Lejos de generar consenso, como ocurre con la víctima real, genera
división. Aquellos que no reconocen mi dolor, aquellos que lo perpetúan,
aquellos que no se pliegan a mi causa y no me siguen, son basura, una
amenaza que corrompe las bases puras de la sociedad.
La
víctima profesional siempre aspira al liderazgo y al protagonismo.

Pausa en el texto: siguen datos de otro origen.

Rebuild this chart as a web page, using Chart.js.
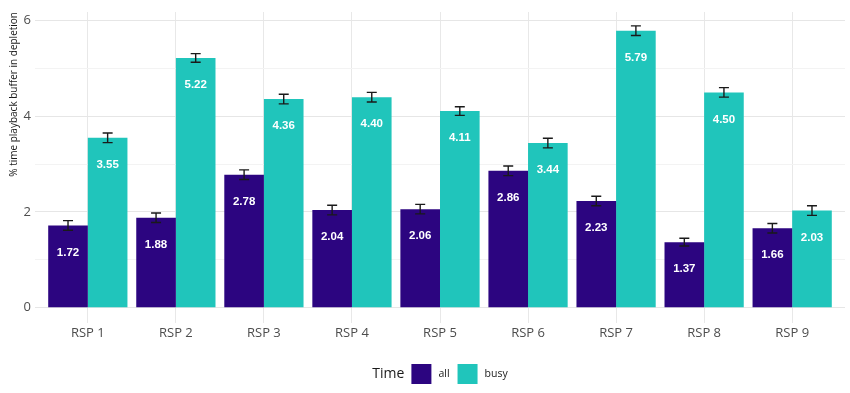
<!DOCTYPE html>
<html>
<head>
<meta charset="utf-8">
<script src="https://cdn.jsdelivr.net/npm/chart.js@4"></script>
<style>
  body { margin: 0; background: #fff; }
</style>
</head>
<body>
<canvas id="grafico" width="850" height="393"></canvas>
<script>
// Datos
let categorias = ["RSP 1", "RSP 2", "RSP 3", "RSP 4", "RSP 5", "RSP 6", "RSP 7", "RSP 8", "RSP 9"];
let valoresAll = [1.72, 1.88, 2.78, 2.04, 2.06, 2.86, 2.23, 1.37, 1.66];
let valoresBusy = [3.55, 5.22, 4.36, 4.40, 4.11, 3.44, 5.79, 4.50, 2.03];
let errorAll = [0.10, 0.10, 0.10, 0.10, 0.10, 0.10, 0.10, 0.08, 0.10];
let errorBusy = [0.10, 0.09, 0.10, 0.10, 0.09, 0.10, 0.10, 0.10, 0.10];
let ticksY = [0, 1, 2, 3, 4, 5, 6];
let tituloLeyenda = "Time";

let colores = ["#2c0580", "#20c5bb"];

// Barras de error y etiquetas de valor
const pluginErrores = {
    id: "errores",
    afterDatasetsDraw(chart) {
        let ctx = chart.ctx;
        let y = chart.scales.y;
        chart.data.datasets.forEach((ds, i) => {
            let meta = chart.getDatasetMeta(i);
            meta.data.forEach((bar, j) => {
                let v = ds.data[j];
                let e = ds.errores[j];
                let yTop = y.getPixelForValue(v + e);
                let yBot = y.getPixelForValue(v - e);
                ctx.save();
                ctx.strokeStyle = "#1a1a1a";
                ctx.lineWidth = 1.4;
                ctx.beginPath();
                ctx.moveTo(bar.x, yTop); ctx.lineTo(bar.x, yBot);
                ctx.moveTo(bar.x - 5, yTop); ctx.lineTo(bar.x + 5, yTop);
                ctx.moveTo(bar.x - 5, yBot); ctx.lineTo(bar.x + 5, yBot);
                ctx.stroke();
                ctx.fillStyle = "#ffffff";
                ctx.font = "bold 11.5px 'Liberation Sans', Arial, sans-serif";
                ctx.textAlign = "center";
                ctx.textBaseline = "middle";
                ctx.fillText(v.toFixed(2), bar.x, bar.y + 27);
                ctx.restore();
            });
        });
    }
};

// Leyenda al estilo ggplot: título a la izquierda, cajas en línea
const pluginLeyenda = {
    id: "leyendaTime",
    afterDraw(chart) {
        let ctx = chart.ctx;
        let area = chart.chartArea;
        let cy = 374;
        let caja = 20;
        ctx.save();
        ctx.textBaseline = "middle";
        ctx.font = "14px 'Open Sans', sans-serif";
        let wTitulo = ctx.measureText(tituloLeyenda).width;
        ctx.font = "10.5px 'Open Sans', sans-serif";
        let anchos = chart.data.datasets.map(ds => ctx.measureText(ds.label).width);
        let total = wTitulo + 7;
        anchos.forEach(w => { total += caja + 7 + w + 8; });
        total -= 8;
        let x = (area.left + area.right) / 2 - total / 2;
        ctx.fillStyle = "#1a1a1a";
        ctx.font = "14px 'Open Sans', sans-serif";
        ctx.fillText(tituloLeyenda, x, cy);
        x += wTitulo + 7;
        ctx.font = "10.5px 'Open Sans', sans-serif";
        chart.data.datasets.forEach((ds, i) => {
            ctx.fillStyle = ds.backgroundColor;
            ctx.fillRect(x, cy - caja / 2, caja, caja);
            x += caja + 7;
            ctx.fillStyle = "#1a1a1a";
            ctx.fillText(ds.label, x, cy);
            x += anchos[i] + 8;
        });
        ctx.restore();
    }
};

let ctx = document.getElementById("grafico").getContext("2d");
new Chart(ctx, {
    type: "bar",
    data: {
        labels: categorias,
        datasets: [
            { label: "all", data: valoresAll, errores: errorAll, backgroundColor: colores[0], borderWidth: 0 },
            { label: "busy", data: valoresBusy, errores: errorBusy, backgroundColor: colores[1], borderWidth: 0 }
        ]
    },
    options: {
        responsive: false,
        animation: false,
        categoryPercentage: 0.9,
        barPercentage: 1.0,
        layout: { padding: { top: 12, right: 5, bottom: 50, left: 0 } },
        plugins: {
            legend: { display: false },
            tooltip: { enabled: false }
        },
        scales: {
            x: {
                offset: true,
                // expansión de 0.6 unidades a cada lado, como ggplot
                afterBuildTicks: s => { s._startValue = -0.6; s._valueRange = categorias.length - 1 + 1.2; },
                afterFit: s => { s.height = 20; },
                grid: { offset: false, color: "#e8e8e8", drawTicks: false },
                border: { display: false },
                ticks: { color: "#4d4d4d", padding: 2, font: { family: "'Open Sans', sans-serif", size: 13 } }
            },
            y: {
                min: -0.32,
                max: 6.18,
                afterBuildTicks: s => { s.ticks = ticksY.map(v => ({ value: v })); },
                afterFit: s => { s.width = 35; },
                grid: {
                    drawTicks: false,
                    color: c => (c.tick && c.tick.value % 2 === 0) ? "#e6e6e6" : "#f3f3f3"
                },
                border: { display: false },
                ticks: {
                    color: "#4d4d4d",
                    padding: 4,
                    font: { family: "'Open Sans', sans-serif", size: 13 },
                    callback: v => (v % 2 === 0 ? v : "")
                },
                title: {
                    display: true,
                    text: "% time playback buffer in depletion",
                    align: "end",
                    color: "#1a1a1a",
                    padding: { top: 8, bottom: 0 },
                    font: { family: "'Open Sans', sans-serif", size: 10 }
                }
            }
        }
    },
    plugins: [pluginErrores, pluginLeyenda]
});
</script>
</body>
</html>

Quien más ha pensado este fenómeno, el filósofo italiano Daniel
Gigliogli, decía lo siguiente: «El líder que se comporta como víctima
propone a sus gregarios un pacto afectivo implícito –a veces también
explícito-, una identificación mediante la potente palanca del
resentimiento. Es la clave de todo populismo». Ahí reside el atractivo
de convertirse en víctima, su secreto encanto: permite odiar con total
impunidad; incluso, vender el odio como causa noble, como una cruzada
moral purificadora o emancipadora.
El
líder víctima pone a prueba el amor de sus fieles. Tras el triunfo de
la Revolución cubana, cuando el camino aún era la democracia y al frente
del ejecutivo estaba Manuel Urrutia, Fidel Castro amenazó con renunciar
a su cargo de primer ministro por sus desavenencias con el gobierno. El
resultado fue el esperado: Urrutia tuvo que asilarse en la embajada de
Caracas antes de que las hordas, acusándolo de ser el enemigo del
pueblo, pusieran su vida en peligro. Lo normal en democracia es que la
ciudadanía proteste contra los gobiernos que no cumplen sus
expectativas; lo normal en el caudillismo es que el líder convoque al
pueblo para que le dé muestras de afecto. Y para que juntos, cabeza y
cuerpo, conductor y pueblo, sellen un pacto de unión indestructible:
todo lo que hagamos estará bien porque somos la patria y porque la
verdad moral está de nuestro lado, y a los malos que nos quieren hacer
fracasar porque no quieren que el pueblo progrese, que nos calumnian,
que nos persiguen, que nos deshumanizan, que son una amenaza para la
patria o la democracia; a ellos, ni agua. Esta es la historia de los
últimos ochenta años en América Latina. Es descorazonador ver que ahora
también es el día a día de la política española.